Beyond precious metals, fine art has emerged as a sophisticated alternative investment for affluent investors. High-value works by renowned artists have demonstrated strong long-term appreciation potential while often exhibiting low correlation with stock market movements. Art offers a unique combination of cultural value and financial opportunity, appealing to collectors who appreciate both aesthetics and returns.
However, art investing requires patience and expertise. Unlike publicly traded securities, artworks can be difficult to value and may take months or years to sell. Authentication, provenance verification, insurance, and storage costs all influence profitability. New fractional ownership platforms have broadened access to the art market, but investors must still approach the sector with careful due diligence.
Another rapidly growing area of alternative finance is private credit. As banks have reduced lending to certain businesses following stricter regulatory requirements, private lenders have stepped in to fill the gap. Private credit funds provide direct loans to companies, often generating higher yields than traditional fixed-income investments.
Investors are drawn to private credit because of its potential for attractive income generation and lower sensitivity to public market fluctuations. Many loans are secured by collateral and feature floating interest rates, which can provide some protection during periods of rising rates. The trade-off, however, is reduced liquidity. Investors must typically commit capital for longer periods and rely heavily on the expertise of fund managers to manage credit risk.
Sustainable finance has also become a major force within alternative investing. Green bonds, which finance environmentally beneficial projects such as renewable energy infrastructure and clean transportation initiatives, have experienced substantial growth in recent years. These instruments allow investors to align financial objectives with environmental goals while maintaining exposure to fixed-income markets.
Institutional investors increasingly view climate-related risks as financial risks, driving demand for sustainable investments. While concerns about greenwashing remain, improved reporting standards and regulatory frameworks are helping strengthen transparency and investor confidence.

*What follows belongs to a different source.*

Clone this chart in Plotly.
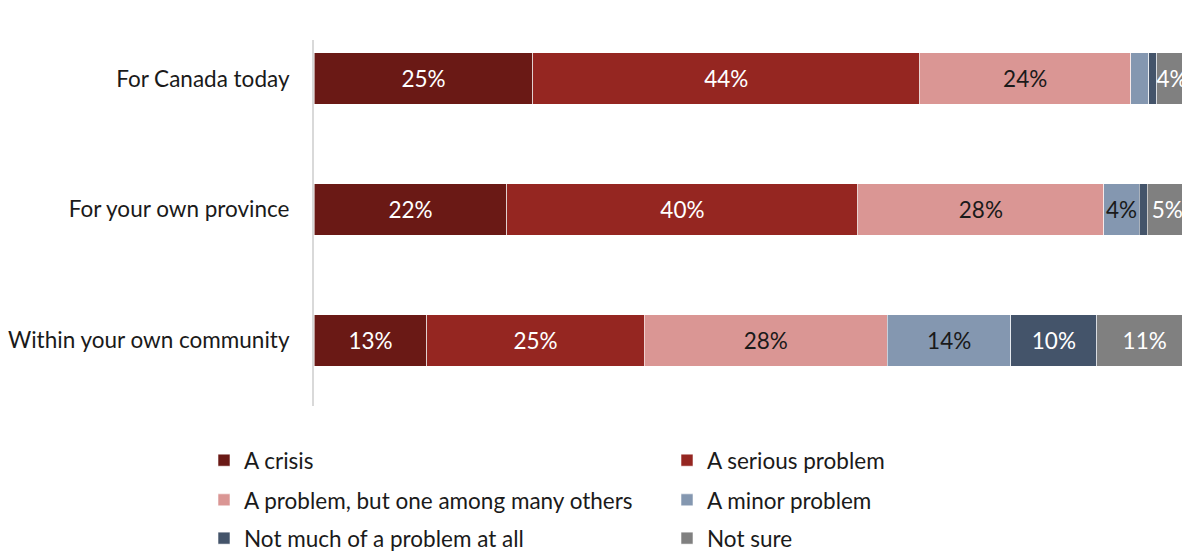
import plotly.graph_objects as go

categories = ["For Canada today", "For your own province", "Within your own community"]
series_names = ["A crisis", "A serious problem", "A problem, but one among many others",
                "A minor problem", "Not much of a problem at all", "Not sure"]
crisis = [25.2, 22.2, 13.0]
serious = [44.5, 40.4, 25.0]
problem_among = [24.3, 28.3, 28.0]
minor = [2.1, 4.1, 14.2]
not_much = [0.9, 0.9, 9.9]
not_sure = [3.5, 4.6, 11.0]
series_values = [crisis, serious, problem_among, minor, not_much, not_sure]
colors = ["#6A1915", "#952621", "#DA9694", "#8497B0", "#44546A", "#808080"]
text_colors = ["white", "white", "#1a1a1a", "#1a1a1a", "white", "white"]

FONT = "Lato"
FS = 22.5
fig = go.Figure()
legend_ids = ["legend", "legend", "legend2", "legend2", "legend3", "legend3"]
for name, vals, col, tcol, lg in zip(series_names, series_values, colors, text_colors, legend_ids):
    labels = [f"{round(v)}%" if v >= 3 else "" for v in vals]
    fig.add_trace(go.Bar(
        y=categories, x=vals, name=name, orientation="h",
        marker=dict(color=col, line=dict(color="rgba(255,255,255,0.55)", width=1)),
        text=labels, textposition="inside", insidetextanchor="middle", textangle=0,
        textfont=dict(color=tcol, size=FS, family=FONT),
        constraintext="none", width=0.394, legend=lg,
        hoverinfo="skip",
    ))

H_PLOT = 369.0
def ypaper(px):
    return (409 - px) / H_PLOT

leg_x = (204 - 314) / 868.0
leg_common = dict(orientation="h", xanchor="left", yanchor="middle",
                  font=dict(size=FS, family=FONT, color="#1a1a1a"),
                  entrywidth=418, bgcolor="rgba(0,0,0,0)", itemclick=False,
                  traceorder="normal")
fig.update_layout(
    barmode="stack",
    width=1182, height=560,
    margin=dict(l=314, r=0, t=40, b=151),
    plot_bgcolor="white", paper_bgcolor="white",
    font=dict(family=FONT, size=FS, color="#1a1a1a"),
    xaxis=dict(range=[0, 99.9], visible=False, fixedrange=True),
    yaxis=dict(range=[2.5, -0.295], type="category", showline=True, linecolor="#d9d9d9",
               linewidth=2, ticks="", showgrid=False, ticklabelstandoff=18,
               tickfont=dict(size=FS, family=FONT, color="#1a1a1a")),
    legend=dict(x=leg_x, y=ypaper(464), **leg_common),
    legend2=dict(x=leg_x, y=ypaper(504), **leg_common),
    legend3=dict(x=leg_x, y=ypaper(543), **leg_common),
    showlegend=True,
)
fig.write_html("out.html")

At the same time, digital assets continue to attract attention despite regulatory uncertainty. Cryptocurrencies offer significant growth potential but require investors to navigate complex tax rules, evolving regulations, and heightened volatility. Tax planning, record-keeping, and compliance have become critical considerations as governments expand oversight of digital asset transactions.

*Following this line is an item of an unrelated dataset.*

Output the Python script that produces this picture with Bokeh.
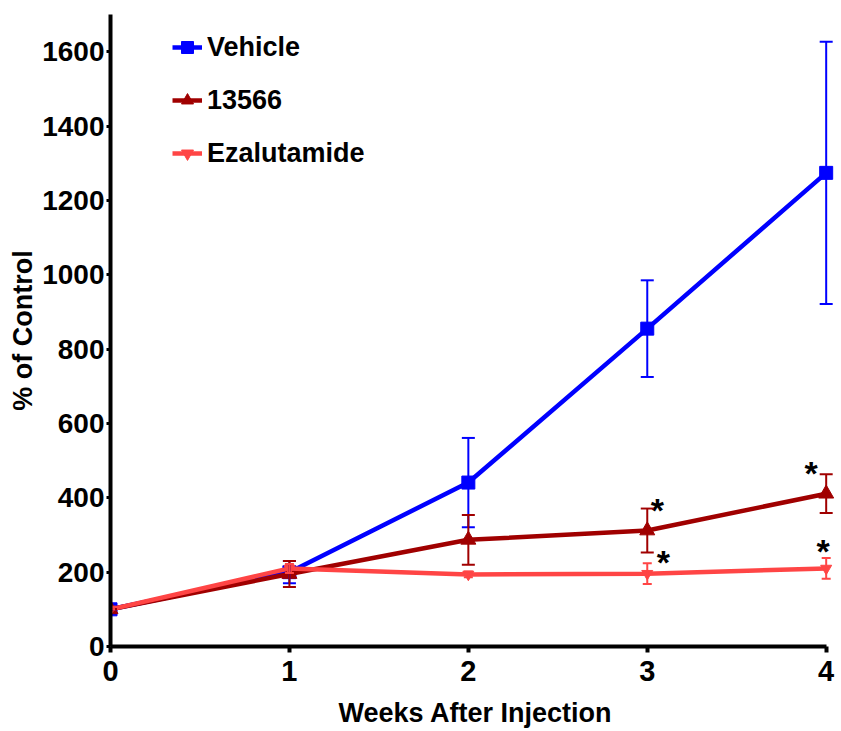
from bokeh.plotting import figure
from bokeh.models import (ColumnDataSource, Range1d, FixedTicker, Whisker, TeeHead,
                          Legend, LegendItem)
from bokeh.core.properties import value
from bokeh.embed import file_html
from bokeh.resources import INLINE

# ---------------- data ----------------
weeks = [0, 1, 2, 3, 4]
series_names = ["Vehicle", "13566", "Ezalutamide"]
vehicle_mean = [100, 200, 441, 855, 1274]
vehicle_err = [0, 30, 120, 130, 353]
c13566_mean = [100, 195, 287, 312, 411]
c13566_err = [0, 35, 67, 59, 52]
ezalutamide_mean = [100, 210, 194, 196, 210]
ezalutamide_err = [0, 12, 8, 28, 28]

y_ticks = [0, 200, 400, 600, 800, 1000, 1200, 1400, 1600]
x_ticks = [0, 1, 2, 3, 4]

# significance marks: (series index, week index)
sig_series = [1, 2, 1, 2]
sig_weeks = [3, 3, 4, 4]

# ---------------- style ----------------
FONT = "Liberation Sans"
colors = ["#0000FF", "#A00000", "#FF4545"]
markers = ["square", "triangle", "inverted_triangle"]
msizes = [13, 15, 11]
cap_sizes = [13, 13, 9]
sig_offsets = [(10, 1), (16, -1), (-15, -1), (-3, -7)]

p = figure(width=841, height=731, output_backend="svg", toolbar_location=None,
           x_range=Range1d(0, 4.08), y_range=Range1d(0, 1700),
           min_border_left=110, min_border_right=1, min_border_top=14,
           min_border_bottom=85)
p.outline_line_color = None
p.grid.visible = False
p.background_fill_color = "white"
p.border_fill_color = "white"

for ax in (p.xaxis[0], p.yaxis[0]):
    ax.axis_line_width = 4
    ax.axis_line_color = "black"
    ax.major_tick_line_color = "black"
    ax.minor_tick_line_color = None
    ax.major_tick_in = 0
    ax.major_label_text_font = FONT
    ax.major_label_text_font_style = "bold"
    ax.major_label_text_color = "black"
    ax.axis_label_text_font = FONT
    ax.axis_label_text_font_style = "bold"
    ax.axis_label_text_color = "black"
    ax.axis_label_text_font_size = "27px"

p.xaxis.bounds = (0, 4)
p.yaxis.bounds = (0, 1700)
p.xaxis.ticker = FixedTicker(ticks=x_ticks)
p.yaxis.ticker = FixedTicker(ticks=y_ticks)
p.xaxis.major_tick_out = 6
p.xaxis.major_tick_line_width = 4
p.yaxis.major_tick_out = 4
p.yaxis.major_tick_line_width = 3
p.xaxis.major_label_text_font_size = "29px"
p.yaxis.major_label_text_font_size = "28px"
p.xaxis.major_label_standoff = 8
p.yaxis.major_label_standoff = 2
p.xaxis.axis_label = "Weeks After Injection"
p.yaxis.axis_label = "% of Control"
p.xaxis.axis_label_standoff = 14
p.yaxis.axis_label_standoff = 1

means = [vehicle_mean, c13566_mean, ezalutamide_mean]
errs = [vehicle_err, c13566_err, ezalutamide_err]

items = []
for i, name in enumerate(series_names):
    src = ColumnDataSource(dict(
        x=weeks, y=means[i],
        upper=[m + e for m, e in zip(means[i], errs[i])],
        lower=[m - e for m, e in zip(means[i], errs[i])],
    ))
    w = Whisker(base="x", upper="upper", lower="lower", source=src,
                line_color=colors[i], line_width=2, level="glyph",
                upper_head=TeeHead(size=cap_sizes[i], line_color=colors[i], line_width=2),
                lower_head=TeeHead(size=cap_sizes[i], line_color=colors[i], line_width=2))
    p.add_layout(w)
    lr = p.line("x", "y", source=src, line_color=colors[i], line_width=4.5)
    mr = p.scatter("x", "y", source=src, marker=markers[i], size=msizes[i],
                   fill_color=colors[i], line_color=colors[i])
    items.append(LegendItem(label=name, renderers=[lr, mr]))

legend = Legend(items=items, location=(62, 477), padding=0, margin=0,
                spacing=21, glyph_width=30, glyph_height=32, label_height=32,
                label_standoff=5, label_text_font=FONT, label_text_font_style="bold",
                label_text_font_size="27px", label_text_color="black",
                background_fill_alpha=0, border_line_alpha=0)
p.add_layout(legend, "center")

# significance asterisks, placed at the top of the error bars
sig_src = ColumnDataSource(dict(
    x=[weeks[w] for w in sig_weeks],
    y=[means[s][w] + errs[s][w] for s, w in zip(sig_series, sig_weeks)],
    t=["*"] * len(sig_weeks),
    xo=[o[0] for o in sig_offsets],
    yo=[o[1] for o in sig_offsets],
))
p.text("x", "y", text="t", source=sig_src, x_offset="xo", y_offset="yo",
       text_font=value(FONT), text_font_style="bold", text_font_size="34px",
       text_align="center", text_baseline="middle", text_color="black")

open("out.html", "w").write(file_html(p, INLINE))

The common thread connecting these alternative investments is diversification. Each asset responds differently to economic conditions, helping investors reduce dependence on a single source of returns. Gold may perform well during inflationary periods, private credit can generate income when bond yields are unattractive, green bonds provide sustainable exposure, and art offers access to a market driven by entirely different factors than public equities.
No alternative asset is without risk, and none should dominate a portfolio. However, in a world where traditional market relationships have become less predictable, investors are increasingly looking beyond stocks and bonds. By thoughtfully incorporating alternative assets into a broader investment strategy, individuals can build portfolios designed not only for growth, but also for resilience, stability, and long-term wealth preservation.